▶ **Exercise details**: The line containing "import plotly.graph_objects as go" marks the end: extract everything from the first line of the data through that line, exactly, with no pictures.

***

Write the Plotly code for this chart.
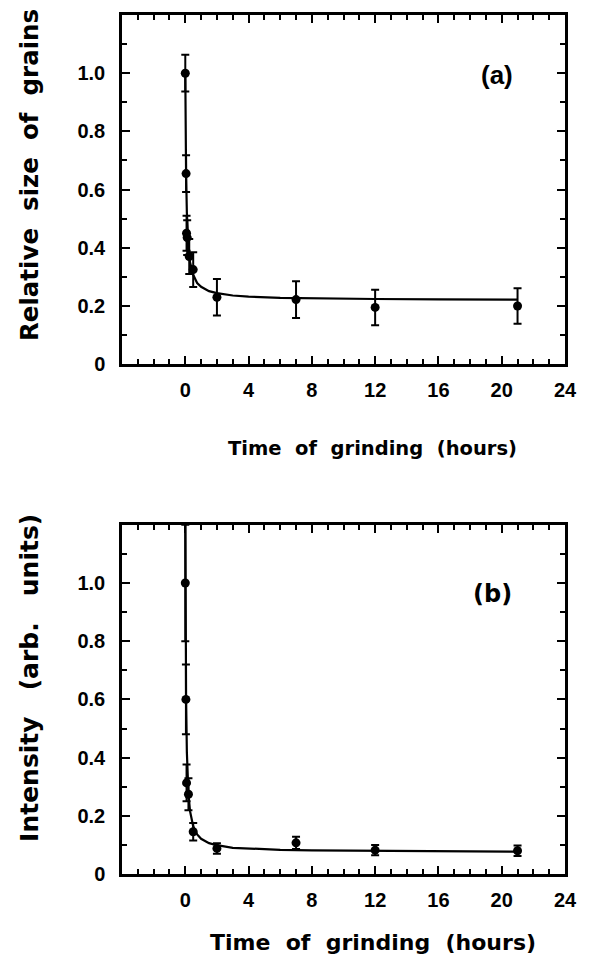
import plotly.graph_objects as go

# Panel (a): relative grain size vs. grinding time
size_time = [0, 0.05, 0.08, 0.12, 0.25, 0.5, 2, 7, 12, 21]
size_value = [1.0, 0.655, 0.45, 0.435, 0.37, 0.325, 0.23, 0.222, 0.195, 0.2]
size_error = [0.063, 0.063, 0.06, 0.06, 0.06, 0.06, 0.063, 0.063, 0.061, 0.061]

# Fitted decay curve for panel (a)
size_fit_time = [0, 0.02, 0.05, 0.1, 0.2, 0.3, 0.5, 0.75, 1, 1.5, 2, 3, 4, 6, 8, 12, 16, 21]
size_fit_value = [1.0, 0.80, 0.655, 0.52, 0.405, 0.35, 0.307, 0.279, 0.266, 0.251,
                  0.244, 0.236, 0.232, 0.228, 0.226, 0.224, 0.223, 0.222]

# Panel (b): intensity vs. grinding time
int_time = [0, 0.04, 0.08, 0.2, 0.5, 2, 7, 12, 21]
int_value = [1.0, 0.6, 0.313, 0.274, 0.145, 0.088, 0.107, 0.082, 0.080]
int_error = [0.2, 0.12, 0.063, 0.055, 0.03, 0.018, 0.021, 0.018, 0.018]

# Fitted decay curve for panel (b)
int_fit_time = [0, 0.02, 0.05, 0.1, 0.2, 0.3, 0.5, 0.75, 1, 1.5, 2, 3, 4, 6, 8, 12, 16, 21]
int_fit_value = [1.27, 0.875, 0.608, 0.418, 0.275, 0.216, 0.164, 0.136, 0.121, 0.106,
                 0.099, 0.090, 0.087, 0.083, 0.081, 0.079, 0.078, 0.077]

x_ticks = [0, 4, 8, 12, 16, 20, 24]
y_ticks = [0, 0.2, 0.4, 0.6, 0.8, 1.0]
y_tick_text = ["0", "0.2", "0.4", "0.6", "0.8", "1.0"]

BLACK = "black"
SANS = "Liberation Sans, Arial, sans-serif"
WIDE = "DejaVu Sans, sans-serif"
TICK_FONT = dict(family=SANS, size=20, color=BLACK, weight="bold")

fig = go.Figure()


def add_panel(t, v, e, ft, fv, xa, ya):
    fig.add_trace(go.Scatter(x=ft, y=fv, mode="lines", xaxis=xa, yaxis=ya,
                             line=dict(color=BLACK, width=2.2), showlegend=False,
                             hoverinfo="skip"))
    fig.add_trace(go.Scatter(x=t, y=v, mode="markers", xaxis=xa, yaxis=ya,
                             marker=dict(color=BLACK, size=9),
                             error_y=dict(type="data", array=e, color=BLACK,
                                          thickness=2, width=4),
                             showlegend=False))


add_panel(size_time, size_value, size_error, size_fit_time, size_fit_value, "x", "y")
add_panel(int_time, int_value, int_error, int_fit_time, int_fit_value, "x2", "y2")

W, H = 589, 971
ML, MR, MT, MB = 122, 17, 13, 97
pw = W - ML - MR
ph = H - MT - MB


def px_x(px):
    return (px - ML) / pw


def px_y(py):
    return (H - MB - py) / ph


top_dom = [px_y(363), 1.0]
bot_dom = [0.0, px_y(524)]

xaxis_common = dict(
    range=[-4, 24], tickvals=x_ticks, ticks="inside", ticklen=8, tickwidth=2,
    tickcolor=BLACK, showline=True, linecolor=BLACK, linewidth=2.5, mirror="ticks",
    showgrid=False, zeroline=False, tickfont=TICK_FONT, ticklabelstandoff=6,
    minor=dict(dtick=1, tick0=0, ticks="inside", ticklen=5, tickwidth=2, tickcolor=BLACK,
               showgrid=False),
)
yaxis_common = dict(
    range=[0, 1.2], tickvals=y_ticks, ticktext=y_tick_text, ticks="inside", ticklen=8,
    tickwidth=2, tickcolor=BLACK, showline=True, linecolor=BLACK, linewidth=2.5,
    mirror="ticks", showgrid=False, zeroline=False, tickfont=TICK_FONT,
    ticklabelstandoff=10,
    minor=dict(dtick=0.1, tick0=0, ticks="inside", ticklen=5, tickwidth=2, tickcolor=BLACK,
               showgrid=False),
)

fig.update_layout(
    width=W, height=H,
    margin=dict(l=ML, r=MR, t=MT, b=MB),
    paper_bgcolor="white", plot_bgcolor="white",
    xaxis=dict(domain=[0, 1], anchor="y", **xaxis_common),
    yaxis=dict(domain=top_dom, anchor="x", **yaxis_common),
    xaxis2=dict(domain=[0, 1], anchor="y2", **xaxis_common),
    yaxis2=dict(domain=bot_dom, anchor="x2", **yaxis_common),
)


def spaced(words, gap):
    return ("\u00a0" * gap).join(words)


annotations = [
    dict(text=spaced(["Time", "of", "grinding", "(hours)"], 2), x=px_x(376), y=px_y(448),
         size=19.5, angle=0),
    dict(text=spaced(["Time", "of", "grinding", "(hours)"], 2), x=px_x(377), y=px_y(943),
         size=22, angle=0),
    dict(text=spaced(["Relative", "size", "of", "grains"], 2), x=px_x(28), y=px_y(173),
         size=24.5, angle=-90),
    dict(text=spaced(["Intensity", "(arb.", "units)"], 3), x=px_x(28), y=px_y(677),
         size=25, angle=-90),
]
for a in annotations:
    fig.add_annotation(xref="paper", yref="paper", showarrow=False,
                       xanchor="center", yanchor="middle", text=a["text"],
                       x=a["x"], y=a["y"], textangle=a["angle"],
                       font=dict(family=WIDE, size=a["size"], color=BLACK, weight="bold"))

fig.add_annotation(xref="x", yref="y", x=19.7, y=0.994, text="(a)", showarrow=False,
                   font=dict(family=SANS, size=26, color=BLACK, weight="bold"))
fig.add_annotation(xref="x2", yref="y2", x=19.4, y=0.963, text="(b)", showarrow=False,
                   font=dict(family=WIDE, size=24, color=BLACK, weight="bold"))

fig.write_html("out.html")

***

▶ **Written response**:
Write the Plotly code for this chart.
import plotly.graph_objects as go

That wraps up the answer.